My father’s mother married at age 16 and raised five children through extremely tough economic circ*mstances. She was a strong woman who kept a household running while her husband was on the road for two years looking for work.
Altoona, Pennsylvania, during the Depression, was not the worst of desolate, hardscrabble places, but it was pretty danged close. Even the Pennsylvania Railroad (which created Altoona as a company railroad shops town in 1849) could not keep all of its workforce employed, including my Grampa Morgan. Consequently, many of Gramma’s treasured recipes reflect her stringent stretching of a dime. This strategy allowed her to make enough food to fill the bellies of growing children.
Ingredients
Beauty lies in simplicity. Just four ingredients:
(This amount serves one or two people.)
- 7/8 cup white flour (Yes, I kid you not. My cousins and I asked Gramma to teach us how to make her noodles. She pulled out an old, well-loved ceramic teacup that she used to measure her flour. We had to stop her in her tracks to determine the conventional American unit of measurement. It worked out to 7/8 of a cup, which can be measured as ½ cup plus ¼ cup plus 1/8 cup. If you must err on one side or the other, use slightly less flour.)
- 1 egg
- 1/4 teaspoon table salt (The white stuff; conventional-sized grains. Not fancy sea salt.)
- Fatty chicken stock or chicken bouillon or broth
Optional additional ingredient: Chicken meat to boil in the broth
Utensils
- Medium bowl
- 2 tea or dish towels
- 2 large spoons, one slotted
- Rolling pin
- Large pot holding about 4 quarts (or 4 liters)
- Sharp knife, such as a steak knife
Instructions
- Put the flour and salt in a medium bowl and mix with a spoon. Use the spoon to form a depression in this dry mixture.

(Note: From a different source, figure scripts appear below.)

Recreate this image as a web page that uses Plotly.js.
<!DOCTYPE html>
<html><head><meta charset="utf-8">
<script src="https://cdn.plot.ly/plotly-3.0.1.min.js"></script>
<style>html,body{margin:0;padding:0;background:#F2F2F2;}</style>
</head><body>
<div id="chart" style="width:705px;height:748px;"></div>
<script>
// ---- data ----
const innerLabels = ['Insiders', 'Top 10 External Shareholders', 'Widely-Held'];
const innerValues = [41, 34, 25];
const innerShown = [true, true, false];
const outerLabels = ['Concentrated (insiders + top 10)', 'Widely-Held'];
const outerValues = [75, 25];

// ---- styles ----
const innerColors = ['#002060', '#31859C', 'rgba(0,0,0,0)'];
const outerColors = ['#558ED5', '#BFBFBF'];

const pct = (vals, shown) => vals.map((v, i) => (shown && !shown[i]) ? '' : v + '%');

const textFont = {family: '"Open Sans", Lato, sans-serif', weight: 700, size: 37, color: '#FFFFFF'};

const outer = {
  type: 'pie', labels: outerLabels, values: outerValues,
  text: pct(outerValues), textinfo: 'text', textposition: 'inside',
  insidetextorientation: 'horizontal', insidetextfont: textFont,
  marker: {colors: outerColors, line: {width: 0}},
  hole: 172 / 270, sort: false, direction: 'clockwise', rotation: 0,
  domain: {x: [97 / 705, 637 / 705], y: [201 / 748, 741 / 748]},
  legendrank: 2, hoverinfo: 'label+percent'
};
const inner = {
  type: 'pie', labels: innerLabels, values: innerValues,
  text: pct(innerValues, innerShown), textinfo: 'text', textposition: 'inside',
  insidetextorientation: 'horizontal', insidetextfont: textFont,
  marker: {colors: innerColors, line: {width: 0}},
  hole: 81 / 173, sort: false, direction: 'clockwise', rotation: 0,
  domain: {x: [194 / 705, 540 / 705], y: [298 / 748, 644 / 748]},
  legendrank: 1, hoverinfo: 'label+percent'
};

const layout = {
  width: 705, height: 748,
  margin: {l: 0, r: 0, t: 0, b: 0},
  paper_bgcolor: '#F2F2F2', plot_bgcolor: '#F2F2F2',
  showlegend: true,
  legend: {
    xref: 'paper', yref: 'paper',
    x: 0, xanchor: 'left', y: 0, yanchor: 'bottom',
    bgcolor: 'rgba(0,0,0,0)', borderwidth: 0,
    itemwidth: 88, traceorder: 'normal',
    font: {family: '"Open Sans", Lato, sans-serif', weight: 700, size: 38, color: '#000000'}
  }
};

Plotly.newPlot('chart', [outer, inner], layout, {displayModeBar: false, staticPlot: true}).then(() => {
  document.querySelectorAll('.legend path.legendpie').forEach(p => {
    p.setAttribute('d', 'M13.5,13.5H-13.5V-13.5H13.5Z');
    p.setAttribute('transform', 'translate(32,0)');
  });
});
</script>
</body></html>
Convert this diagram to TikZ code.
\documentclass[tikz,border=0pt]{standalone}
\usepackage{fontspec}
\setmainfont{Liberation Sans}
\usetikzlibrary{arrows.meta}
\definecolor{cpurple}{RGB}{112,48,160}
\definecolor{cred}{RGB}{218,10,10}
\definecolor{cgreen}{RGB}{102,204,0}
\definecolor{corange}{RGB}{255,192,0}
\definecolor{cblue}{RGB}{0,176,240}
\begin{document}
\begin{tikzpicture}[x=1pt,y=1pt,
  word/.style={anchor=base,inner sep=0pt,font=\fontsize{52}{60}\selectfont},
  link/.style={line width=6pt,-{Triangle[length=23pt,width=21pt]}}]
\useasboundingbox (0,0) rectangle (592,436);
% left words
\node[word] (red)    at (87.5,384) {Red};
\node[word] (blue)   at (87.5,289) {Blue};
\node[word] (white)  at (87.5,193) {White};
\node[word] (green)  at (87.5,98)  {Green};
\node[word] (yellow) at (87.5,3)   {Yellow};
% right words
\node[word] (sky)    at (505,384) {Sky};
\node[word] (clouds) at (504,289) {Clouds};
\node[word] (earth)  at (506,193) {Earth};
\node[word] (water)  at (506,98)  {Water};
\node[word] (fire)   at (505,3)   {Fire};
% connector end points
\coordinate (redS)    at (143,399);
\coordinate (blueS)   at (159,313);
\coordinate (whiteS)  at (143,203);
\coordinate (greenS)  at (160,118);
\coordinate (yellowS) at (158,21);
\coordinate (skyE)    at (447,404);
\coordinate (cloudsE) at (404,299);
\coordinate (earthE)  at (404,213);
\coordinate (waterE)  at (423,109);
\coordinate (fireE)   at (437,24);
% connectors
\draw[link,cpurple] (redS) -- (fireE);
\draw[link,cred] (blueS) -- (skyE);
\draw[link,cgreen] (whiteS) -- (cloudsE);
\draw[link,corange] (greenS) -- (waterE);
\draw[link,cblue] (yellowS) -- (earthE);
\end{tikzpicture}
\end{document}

- Break the egg into the center of the flour-salt mixture. Use a spoon and your clean hands to work the flour into the egg gradually. When it gets too stiff for a spoon to stir, switch to mooshing it together with your hands—as is done with meatloaf. Note: This makes a STIFF dough.
- In one or two parts, use the rolling pin to roll the dough as thin as possible. It should be as thin as cardboard. I need to put my entire body weight into the pushing of the rolling pin to achieve the desired thinness. Let these dough sheets stand to dry more (about 30 minutes) but not long enough that it becomes brittle.
- Roll the sheets into loose jellyrolls (not too tight.)
- Use a sharp knife to cut the dough into pinrolls about 1/8 of an inch (1/3 cm) thick.
- After cutting these pinwheels, toss them with the fingers to separate them well and spread them out to dry before using. Waiting a few hours up to 24 hours is fine.
- Then prepare the pot with chicken broth and pieces of chicken meat if desired. bring to a full boil. Drop the noodle strips into the boiling broth 10 minutes before serving time and reduce the heat to a simmer.
Photo Guide
These are plain, old-fashioned Depression noodles. Personally, I would add carrots, onions, and spices to the broth. However, this is a solid recipe for a basic building block in the pasta realm.
An occasional step back in culinary time may be useful. This recipe for homemade noodles is heavy on the white fiber-less flour, but empty on the BHA and preservatives (unless it is in the flour.) It may be a good thing to use for filling family meals. It certainly warms my heart to remember it.